What is being asked: Copy everything in the listing below word for word, apart from any images.

┌─ Stored data

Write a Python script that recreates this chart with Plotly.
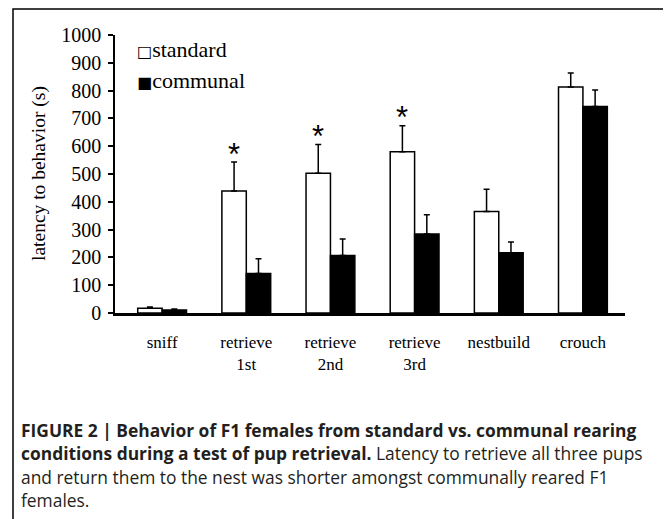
import plotly.graph_objects as go

categories = ["sniff", "retrieve<br>1st", "retrieve<br>2nd", "retrieve<br>3rd", "nestbuild", "crouch"]
standard = [17, 439, 503, 580, 365, 813]
standard_err = [5, 104, 103, 94, 80, 50]
communal = [11, 142, 207, 284, 217, 743]
communal_err = [3, 53, 59, 69, 38, 59]
significant = [False, True, True, True, False, False]
y_ticks = [0, 100, 200, 300, 400, 500, 600, 700, 800, 900, 1000]
series_names = ["standard", "communal"]
legend_glyphs = ["\u25a1", "\u25a0"]

caption_lines = [
    "<b>FIGURE 2 | Behavior of F1 females from standard vs. communal rearing</b>",
    "<b>conditions during a test of pup retrieval.</b> Latency to retrieve all three pups",
    "and return them to the nest was shorter amongst communally reared F1",
    "females.",
]

# page has an 8px body margin, so the figure is drawn at (8, 8) in the window
OFF = 8
W, H = 671 - OFF, 519 - OFF
L, R, T, B = 115 - OFF, 46, 35 - OFF, 206
PW, PH = W - L - R, H - T - B


def px_x(x):  # window pixel -> paper coordinate
    return (x - OFF - L) / PW


def px_y(y):
    return (H - B - (y - OFF)) / PH


serif = "Liberation Serif, Times New Roman, serif"
xs = list(range(len(categories)))

fig = go.Figure()
fig.add_trace(go.Bar(
    x=xs, y=standard, name=series_names[0],
    marker=dict(color="white", line=dict(color="black", width=1.5)),
    error_y=dict(type="data", array=standard_err, arrayminus=[0] * len(xs), symmetric=False,
                 color="black", thickness=1.5, width=3),
))
fig.add_trace(go.Bar(
    x=xs, y=communal, name=series_names[1],
    marker=dict(color="black", line=dict(color="black", width=1.5)),
    error_y=dict(type="data", array=communal_err, arrayminus=[0] * len(xs), symmetric=False,
                 color="black", thickness=1.5, width=3),
))

bargap = 0.42
annotations = []
for i, sig in enumerate(significant):
    if sig:
        annotations.append(dict(
            x=i - (1 - bargap) / 4, y=standard[i] + standard_err[i], xref="x", yref="y",
            text="*", showarrow=False, yanchor="middle", yshift=8,
            font=dict(family="Liberation Sans, Arial, sans-serif", size=31, color="black"),
        ))

# legend drawn as text, like the original
for name, glyph, yy in zip(series_names, legend_glyphs, [49, 80]):
    annotations.append(dict(
        x=px_x(135), y=px_y(yy), xref="paper", yref="paper",
        text='<span style="font-family:DejaVu Sans;font-size:16px">' + glyph + "</span>" + name,
        showarrow=False, xanchor="left", yanchor="middle",
        font=dict(family=serif, size=22, color="black"),
    ))

annotations.append(dict(
    x=px_x(39), y=0.5, xref="paper", yref="paper", text="latency to behavior (s)",
    textangle=-90, showarrow=False, xanchor="center", yanchor="middle",
    font=dict(family=serif, size=19.5, color="black"),
))

cap_y = [430, 453, 477, 500]
for line, yy in zip(caption_lines, cap_y):
    annotations.append(dict(
        x=px_x(19), y=px_y(yy), xref="paper", yref="paper", text=line,
        showarrow=False, xanchor="left", yanchor="middle", align="left",
        font=dict(family="Open Sans, Roboto, sans-serif", size=17.4, color="#231f20"),
    ))

shapes = [dict(
    type="rect", xref="paper", yref="paper",
    x0=px_x(13), x1=px_x(668), y0=px_y(540), y1=px_y(9),
    line=dict(color="black", width=1.5), fillcolor="rgba(0,0,0,0)", layer="below",
)]

fig.update_layout(
    width=W, height=H,
    margin=dict(l=L, r=R, t=T, b=B),
    paper_bgcolor="white", plot_bgcolor="white",
    barmode="group", bargap=bargap, bargroupgap=0,
    showlegend=False,
    annotations=annotations,
    shapes=shapes,
    xaxis=dict(
        range=[-0.56, 5.5], tickmode="array", tickvals=xs, ticktext=categories,
        showline=True, linecolor="black", linewidth=2.5, ticks="outside", ticklen=12,
        tickcolor="rgba(0,0,0,0)", showgrid=False, zeroline=False,
        tickfont=dict(family=serif, size=17, color="black"),
    ),
    yaxis=dict(
        range=[0, 1000], tickmode="array", tickvals=y_ticks,
        showline=True, linecolor="black", linewidth=1.5, ticks="outside", ticklen=5,
        tickwidth=1.5, tickcolor="black", showgrid=False, zeroline=False,
        ticklabelstandoff=3,
        tickfont=dict(family=serif, size=20, color="black"),
    ),
)

fig.write_html("out.html")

└─

The result:
Write a Python script that recreates this chart with Plotly.
import plotly.graph_objects as go

categories = ["sniff", "retrieve<br>1st", "retrieve<br>2nd", "retrieve<br>3rd", "nestbuild", "crouch"]
standard = [17, 439, 503, 580, 365, 813]
standard_err = [5, 104, 103, 94, 80, 50]
communal = [11, 142, 207, 284, 217, 743]
communal_err = [3, 53, 59, 69, 38, 59]
significant = [False, True, True, True, False, False]
y_ticks = [0, 100, 200, 300, 400, 500, 600, 700, 800, 900, 1000]
series_names = ["standard", "communal"]
legend_glyphs = ["\u25a1", "\u25a0"]

caption_lines = [
    "<b>FIGURE 2 | Behavior of F1 females from standard vs. communal rearing</b>",
    "<b>conditions during a test of pup retrieval.</b> Latency to retrieve all three pups",
    "and return them to the nest was shorter amongst communally reared F1",
    "females.",
]

# page has an 8px body margin, so the figure is drawn at (8, 8) in the window
OFF = 8
W, H = 671 - OFF, 519 - OFF
L, R, T, B = 115 - OFF, 46, 35 - OFF, 206
PW, PH = W - L - R, H - T - B


def px_x(x):  # window pixel -> paper coordinate
    return (x - OFF - L) / PW


def px_y(y):
    return (H - B - (y - OFF)) / PH


serif = "Liberation Serif, Times New Roman, serif"
xs = list(range(len(categories)))

fig = go.Figure()
fig.add_trace(go.Bar(
    x=xs, y=standard, name=series_names[0],
    marker=dict(color="white", line=dict(color="black", width=1.5)),
    error_y=dict(type="data", array=standard_err, arrayminus=[0] * len(xs), symmetric=False,
                 color="black", thickness=1.5, width=3),
))
fig.add_trace(go.Bar(
    x=xs, y=communal, name=series_names[1],
    marker=dict(color="black", line=dict(color="black", width=1.5)),
    error_y=dict(type="data", array=communal_err, arrayminus=[0] * len(xs), symmetric=False,
                 color="black", thickness=1.5, width=3),
))

bargap = 0.42
annotations = []
for i, sig in enumerate(significant):
    if sig:
        annotations.append(dict(
            x=i - (1 - bargap) / 4, y=standard[i] + standard_err[i], xref="x", yref="y",
            text="*", showarrow=False, yanchor="middle", yshift=8,
            font=dict(family="Liberation Sans, Arial, sans-serif", size=31, color="black"),
        ))

# legend drawn as text, like the original
for name, glyph, yy in zip(series_names, legend_glyphs, [49, 80]):
    annotations.append(dict(
        x=px_x(135), y=px_y(yy), xref="paper", yref="paper",
        text='<span style="font-family:DejaVu Sans;font-size:16px">' + glyph + "</span>" + name,
        showarrow=False, xanchor="left", yanchor="middle",
        font=dict(family=serif, size=22, color="black"),
    ))

annotations.append(dict(
    x=px_x(39), y=0.5, xref="paper", yref="paper", text="latency to behavior (s)",
    textangle=-90, showarrow=False, xanchor="center", yanchor="middle",
    font=dict(family=serif, size=19.5, color="black"),
))

cap_y = [430, 453, 477, 500]
for line, yy in zip(caption_lines, cap_y):
    annotations.append(dict(
        x=px_x(19), y=px_y(yy), xref="paper", yref="paper", text=line,
        showarrow=False, xanchor="left", yanchor="middle", align="left",
        font=dict(family="Open Sans, Roboto, sans-serif", size=17.4, color="#231f20"),
    ))

shapes = [dict(
    type="rect", xref="paper", yref="paper",
    x0=px_x(13), x1=px_x(668), y0=px_y(540), y1=px_y(9),
    line=dict(color="black", width=1.5), fillcolor="rgba(0,0,0,0)", layer="below",
)]

fig.update_layout(
    width=W, height=H,
    margin=dict(l=L, r=R, t=T, b=B),
    paper_bgcolor="white", plot_bgcolor="white",
    barmode="group", bargap=bargap, bargroupgap=0,
    showlegend=False,
    annotations=annotations,
    shapes=shapes,
    xaxis=dict(
        range=[-0.56, 5.5], tickmode="array", tickvals=xs, ticktext=categories,
        showline=True, linecolor="black", linewidth=2.5, ticks="outside", ticklen=12,
        tickcolor="rgba(0,0,0,0)", showgrid=False, zeroline=False,
        tickfont=dict(family=serif, size=17, color="black"),
    ),
    yaxis=dict(
        range=[0, 1000], tickmode="array", tickvals=y_ticks,
        showline=True, linecolor="black", linewidth=1.5, ticks="outside", ticklen=5,
        tickwidth=1.5, tickcolor="black", showgrid=False, zeroline=False,
        ticklabelstandoff=3,
        tickfont=dict(family=serif, size=20, color="black"),
    ),
)

fig.write_html("out.html")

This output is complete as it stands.